What the timestamps cannot do

A handful of things are tempting but require more than the timestamp data alone.

Speaker labels. The TTS output is single-speaker by construction. If you generated the audio with one voice, every word belongs to that one voice. For multi-speaker scenarios, you generate each speaker's lines separately, get separate timestamp arrays per speaker, and merge them with explicit speaker labels in your application code. The timestamps do not detect speaker changes; you tell them.

Emotion or emphasis tags. The timestamps tell you when each word starts and ends. They do not tell you which words the model emphasized. For applications that want to surface emphasis (highlight a key word more strongly than the rest of the sentence), you must derive emphasis from the script (italics, all-caps, an explicit emphasis tag) rather than from the audio itself.

Phoneme-level timing. The granularity is the word, not the phoneme. For phoneme-level applications (lip-sync animation, phoneme-by-phoneme highlighting, dyslexia-support reading patterns), word timestamps are too coarse. You would need a phoneme-aligned output, which is a different feature than what the option currently provides.

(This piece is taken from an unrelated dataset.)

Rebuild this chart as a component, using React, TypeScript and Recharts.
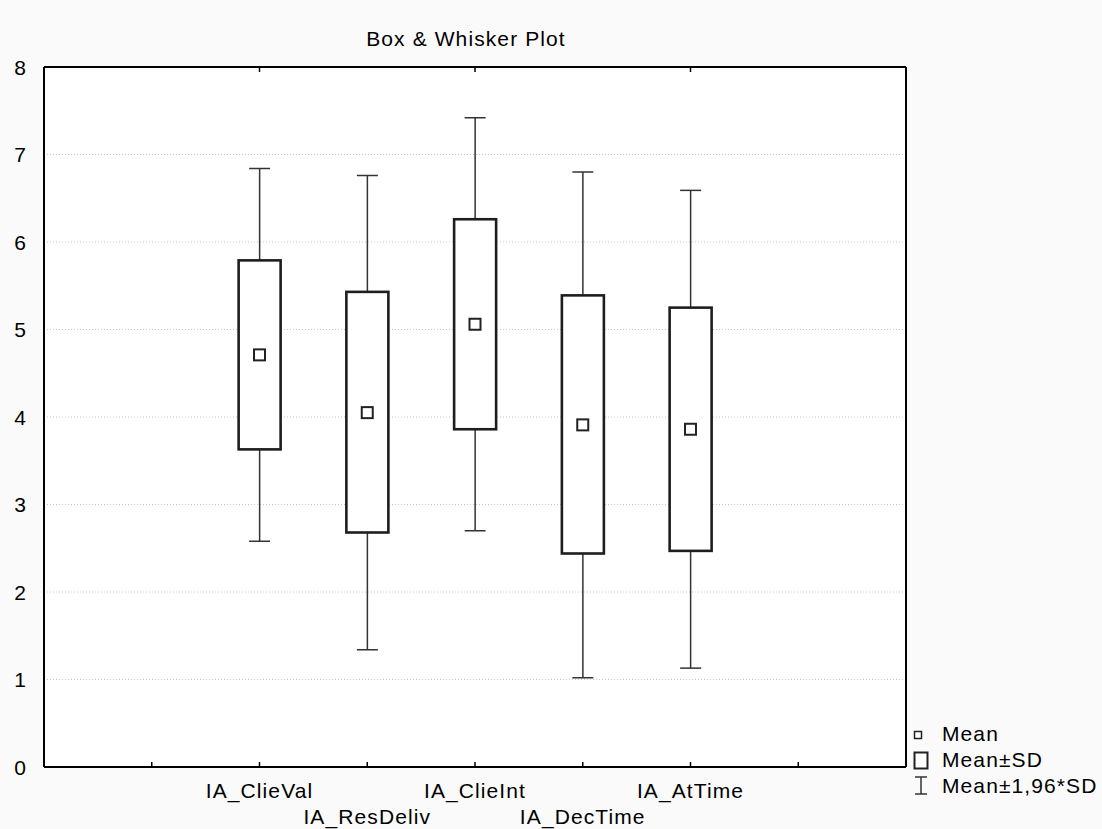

Cross-language alignment. The feature is English-only. For multilingual products, the audio mode works only on the English locale; other languages get audio but no timestamps, and you must build the experience differently for those locales.

A minimal end-to-end recipe

For a developer building the simplest useful version of a follow-along reader:

1. Generate the audio with word timestamps enabled. Save the audio file and the timestamps as separate assets (timestamps as a JSON file alongside the audio).
2. Render the source text as <span data-i="N">word</span> for each word, where N is the word's index in the timestamps array.
3. Load both assets on page mount. Wire the audio element's timeupdate to a function that finds the word whose [start, end] contains the current time, applies a .current class to that span, and removes the class from the previous span.
4. Add an onclick handler on the spans that seeks the audio to the word's start.
5. Style .current with a background highlight and a smooth transition.

The whole thing is roughly fifty lines of code in any modern frontend stack. The result is a reading experience that feels custom-built and does not exist in any off-the-shelf audio player.

Why this matters more than it looks

Most audio players on the web are bad. They show a waveform and a play button and assume the user is happy listening. The word-timestamp data shifts that assumption. With timestamps, the audio is no longer a sealed media file; it is a structured object the page can interact with, clicking, seeking, highlighting, captioning, segmenting.

The cost of generating with timestamps is small. The interaction quality you can build on top of them is high. For any project where the audio is the page (audiobooks, audio articles, language-learning content, accessibility-narrated documentation), turning the option on and using the data is the difference between a player that does the bare minimum and one that earns the page real time-on-site.